Passengers’ terror at freak wave

The eight-metre high waves left 14 people injured, including one woman who remains in a “very serious condition” in hospital.


“It was a monster wave… it smashed all the windows. Everything happened so quickly,” German passenger Margrit Woffe-Ternes told Spanish television.

Images filmed by one passenger showed screaming people fleeing as a wall of water crashed through a window and then swept into a lounge area, knocking over furniture.

“It was a tragic moment, water was coming in from all sides and the boat shook,” Italian passenger Ervico Curtis told the website of daily newspaper El Pais.

“We didn’t know what was happening, if there were dead or injured, only that we were going back to Barcelona,” another Italian passenger identified as Franco told Spanish television.

One German and one Italian passenger were killed in the accident on Wednesday evening as the ship was off the coast of Spain, the owners, Cyprus-based Louis Cruise Line, said.

Windows smashed

One 64-year-old woman, was in “very serious” condition, a spokeswoman at Barcelona’s Vall d’Hebron Hospital said. Spanish media said the woman’s legs were broken in the accident.

A 59-year-old man was also hospitalised with multiple injuries.

Most of the 1,300 tourists on board the ship at the time of the accident were repatriated from the Mv Louis Majesty to their home countries on Thursday.

The 200-metre ship was on a 12-day cruise of the western Mediterranean with 1,350 passengers and 580 crew when it was hit.

It docked in Barcelona late Wednesday to evacuate the dead and injured and carry out repairs.

“I wasn’t scared but I am very happy to be going home now,” German passenger Brigitte Himmelhan, who was in the ship’s theatre when the waves hit, told El Pais.

The company said in a statement that the passengers were killed when the freak waves smashed windows in a public area at the front of the ship.

Unpredictable phenomenon

Louis Cruise spokesman Michalis Maratheftis said there would be no investigation.

“This was a natural, unforeseen and unpredictable phenomenon because we are talking about three big waves, higher than eight metres, striking the vessel,” he said.

“This is not an incident which we could have prevented, therefore there will be no investigation.

“All passengers are on their way back to their respective countries as we speak.
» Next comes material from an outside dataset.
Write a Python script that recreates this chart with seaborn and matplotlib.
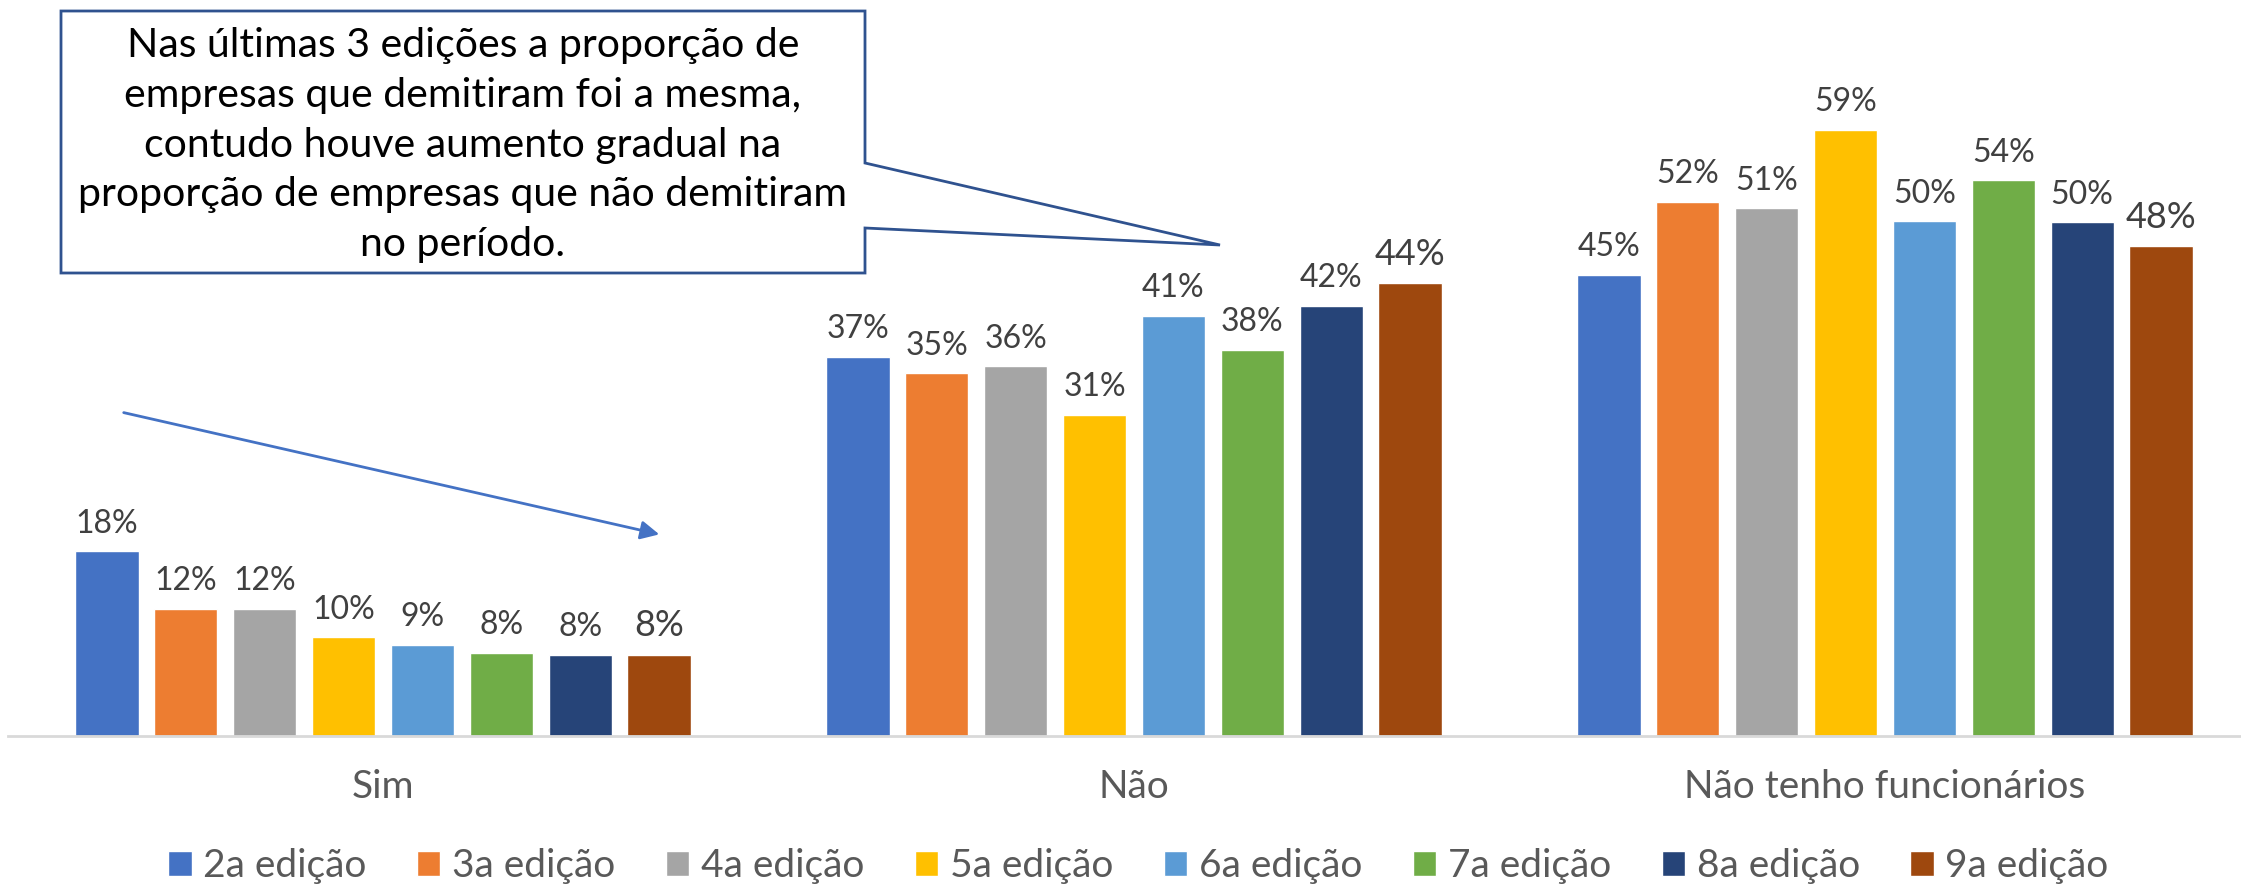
import matplotlib.pyplot as plt
import pandas as pd
import seaborn as sns
from matplotlib.patches import Polygon

# dados (% de empresas)
categorias = ['Sim', 'Não', 'Não tenho funcionários']
edicoes = ['2a edição', '3a edição', '4a edição', '5a edição',
           '6a edição', '7a edição', '8a edição', '9a edição']
sim = [18.0, 12.4, 12.4, 9.6, 8.9, 8.1, 7.9, 7.9]
nao = [36.9, 35.3, 36.0, 31.3, 40.9, 37.6, 41.9, 44.1]
sem_func = [44.9, 52.0, 51.4, 59.0, 50.1, 54.1, 50.0, 47.7]
cores = ['#4472C4', '#ED7D31', '#A5A5A5', '#FFC000',
         '#5B9BD5', '#70AD47', '#264478', '#9E480E']
texto_caixa = ('Nas últimas 3 edições a proporção de\n'
               'empresas que demitiram foi a mesma,\n'
               'contudo houve aumento gradual na\n'
               'proporção de empresas que não demitiram\n'
               'no período.')

rows = []
for cat, vals in zip(categorias, [sim, nao, sem_func]):
    for ed, v in zip(edicoes, vals):
        rows.append({'Categoria': cat, 'Edição': ed, 'Valor': v})
df = pd.DataFrame(rows)

sns.set_style('white')
plt.rcParams['font.family'] = ['Lato', 'DejaVu Sans']

W, H = 2241, 888
fig = plt.figure(figsize=(W / 100, H / 100), dpi=100)
ax = fig.add_axes([7.5 / W, (H - 736) / H, 2253 / W, 719 / H])

sns.barplot(data=df, x='Categoria', y='Valor', hue='Edição', palette=cores,
            saturation=1, width=0.84, gap=0.2, ax=ax)

for i, cont in enumerate(ax.containers):
    labs = [f'{b.get_height():.0f}%' for b in cont]
    ax.bar_label(cont, labels=labs, padding=9, color='#404040',
                 fontsize=26 if i == 7 else 23)

ax.set_ylim(0, 70)
ax.set_xlim(-0.5, 2.5)
ax.set_xlabel('')
ax.set_ylabel('')
ax.set_yticks([])
sns.despine(ax=ax, left=True)
ax.spines['bottom'].set_color('#D9D9D9')
ax.spines['bottom'].set_linewidth(2)
ax.tick_params(axis='x', length=0, pad=24, labelsize=28, labelcolor='#595959')

sns.move_legend(ax, 'center', bbox_to_anchor=(0.508, 1 - 866 / H),
                bbox_transform=fig.transFigure, ncol=8, frameon=False,
                title=None, fontsize=28, handlelength=0.6, handleheight=0.6,
                handletextpad=0.3, columnspacing=1.3)
for t in ax.get_legend().get_texts():
    t.set_color('#595959')

# caixa de comentário
pts = [(61, 11), (865, 11), (865, 163), (1220, 245), (865, 228),
       (865, 273), (61, 273)]
poly = Polygon([(x / W, 1 - y / H) for x, y in pts], closed=True,
               transform=fig.transFigure, facecolor='white',
               edgecolor='#2F528F', linewidth=2, zorder=5)
fig.patches.append(poly)
fig.text(463 / W, 1 - 145 / H, texto_caixa, ha='center', va='center',
         fontsize=29.5, linespacing=1.43, color='black', zorder=6)

# seta
ax.annotate('', xy=(662 / W, 1 - 535 / H), xytext=(121 / W, 1 - 412 / H),
            xycoords='figure fraction', textcoords='figure fraction',
            arrowprops=dict(arrowstyle='-|>', color='#4472C4', lw=2,
                            mutation_scale=28))

fig.savefig('out.png', dpi=100)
We have made all the necessary arrangements for all of the passengers to be safely transported back to their countries,” Maratheftis said.

But an expert from the French national weather agency, Jean-Michel Lefevre, said the cruise ship was in heavy seas where eight-metre waves were to be expected.

“The conditions were favourable to the formation of waves higher than normal,” he said.

Ship undergoing repairs

The Maltese-flagged ship was to remain in Barcelona for repairs before sailing back to the Italian port of Genoa where normal operations would resume on March 12.

Experts say rogue waves are almost always generated by storm-related winds.

“They always come when you are least expecting it,” said Michel Olagnon, a specialist on the phenomenon at the French Sea Institute (Ifremer) in Paris.

Once possible scenario for Wednesday’s monster waves could be a phenomenon of amplification whereby two or more waves overlap.

“As wind increases in intensity, it is first going to create relatively small waves, and then bigger ones, which travel faster,” said Christain Kharif, a French oceanographer and co-author of “Rogue Waves in the Ocean”.

“Eventually the big ones will catch up, and the energy is concentrated as the waves pile up,” he explained.